■ Directive
Can you set down, exactly as they appear below, the lines from the opening of the material through the one bearing "sum([[n] * len(lam)", minus the pictures?

▼

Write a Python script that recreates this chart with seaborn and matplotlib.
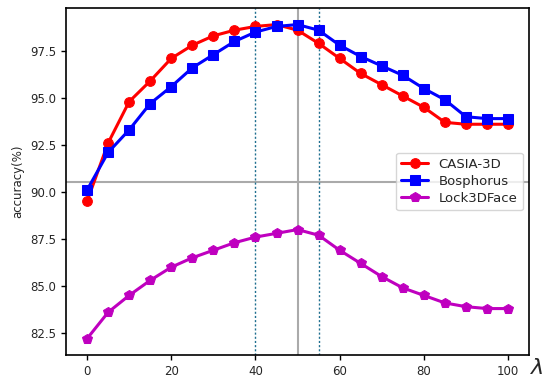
import matplotlib
matplotlib.use("Agg")
import matplotlib.pyplot as plt
import seaborn as sns
import pandas as pd

lam = [0, 5, 10, 15, 20, 25, 30, 35, 40, 45, 50, 55, 60, 65, 70, 75, 80, 85, 90, 95, 100]
casia = [89.5, 92.6, 94.8, 95.9, 97.1, 97.8, 98.3, 98.6, 98.8, 98.9, 98.6,
         97.9, 97.1, 96.3, 95.7, 95.1, 94.5, 93.7, 93.6, 93.6, 93.6]
bosph = [90.1, 92.1, 93.3, 94.7, 95.6, 96.6, 97.3, 98.0, 98.5, 98.8, 98.9,
         98.6, 97.8, 97.2, 96.7, 96.2, 95.5, 94.9, 94.0, 93.9, 93.9]
lock = [82.2, 83.6, 84.5, 85.3, 86.0, 86.5, 86.9, 87.3, 87.6, 87.8, 88.0,
        87.7, 86.9, 86.2, 85.5, 84.9, 84.5, 84.1, 83.9, 83.8, 83.8]
names = ["CASIA-3D", "Bosphorus", "Lock3DFace"]
colors = ["#ff0000", "#0000ff", "#bf00bf"]
markers = ["o", "s", "p"]
yticks = [82.5, 85.0, 87.5, 90.0, 92.5, 95.0, 97.5]
xticks = [0, 20, 40, 60, 80, 100]
hline_y = 90.53
vline_x = 50
dotted_x = [40, 55]

sns.set_style("ticks")
plt.rcParams['font.family'] = ['DejaVu Sans']

df = pd.DataFrame({"lam": lam * 3,
                   "acc": casia + bosph + lock,
                   "dataset": sum([[n] * len(lam) for n in names], [])})

fig = plt.figure(figsize=(5.5, 3.91), dpi=100)
ax = fig.add_axes([0.12, 0.092, 0.842, 0.888])

ax.axhline(hline_y, color="#aaaaaa", lw=1.5, zorder=1)
ax.axvline(vline_x, color="#aaaaaa", lw=1.5, zorder=1)
for xd in dotted_x:
    ax.axvline(xd, color="#1f6f8f", lw=1.0, ls=(0, (1.5, 1.5)), zorder=1)

for n, c, m in zip(names, colors, markers):
    sub = df[df.dataset == n]
    sns.lineplot(data=sub, x="lam", y="acc", ax=ax, color=c, marker=m,
                 markersize=7, markeredgecolor=c, lw=2.2, label=n, zorder=3)

ax.set_xlim(-5, 105)
ax.set_ylim(81.33, 99.79)
ax.set_yticks(yticks)
ax.set_yticklabels([f"{v:.1f}" for v in yticks])
ax.set_xticks(xticks)
ax.tick_params(labelsize=8.5, direction="out", length=3.5, width=1, color="black")
for s in ax.spines.values():
    s.set_color("black")
    s.set_linewidth(1.2)
ax.set_xlabel("")
ax.set_ylabel("accuracy(%)", fontsize=8.5)
leg = ax.legend(loc="center right", fontsize=9.5, frameon=True, fancybox=True,
                borderpad=0.4, labelspacing=0.3, handlelength=2.0)
leg.get_frame().set_edgecolor("#cccccc")
fig.text(0.977, 0.058, r"$\lambda$", fontsize=16, ha="center", va="center")

fig.savefig("out.png", dpi=100)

▲

■ Output
Write a Python script that recreates this chart with seaborn and matplotlib.
import matplotlib
matplotlib.use("Agg")
import matplotlib.pyplot as plt
import seaborn as sns
import pandas as pd

lam = [0, 5, 10, 15, 20, 25, 30, 35, 40, 45, 50, 55, 60, 65, 70, 75, 80, 85, 90, 95, 100]
casia = [89.5, 92.6, 94.8, 95.9, 97.1, 97.8, 98.3, 98.6, 98.8, 98.9, 98.6,
         97.9, 97.1, 96.3, 95.7, 95.1, 94.5, 93.7, 93.6, 93.6, 93.6]
bosph = [90.1, 92.1, 93.3, 94.7, 95.6, 96.6, 97.3, 98.0, 98.5, 98.8, 98.9,
         98.6, 97.8, 97.2, 96.7, 96.2, 95.5, 94.9, 94.0, 93.9, 93.9]
lock = [82.2, 83.6, 84.5, 85.3, 86.0, 86.5, 86.9, 87.3, 87.6, 87.8, 88.0,
        87.7, 86.9, 86.2, 85.5, 84.9, 84.5, 84.1, 83.9, 83.8, 83.8]
names = ["CASIA-3D", "Bosphorus", "Lock3DFace"]
colors = ["#ff0000", "#0000ff", "#bf00bf"]
markers = ["o", "s", "p"]
yticks = [82.5, 85.0, 87.5, 90.0, 92.5, 95.0, 97.5]
xticks = [0, 20, 40, 60, 80, 100]
hline_y = 90.53
vline_x = 50
dotted_x = [40, 55]

sns.set_style("ticks")
plt.rcParams['font.family'] = ['DejaVu Sans']

df = pd.DataFrame({"lam": lam * 3,
                   "acc": casia + bosph + lock,
                   "dataset": sum([[n] * len(lam) for n in names], [])})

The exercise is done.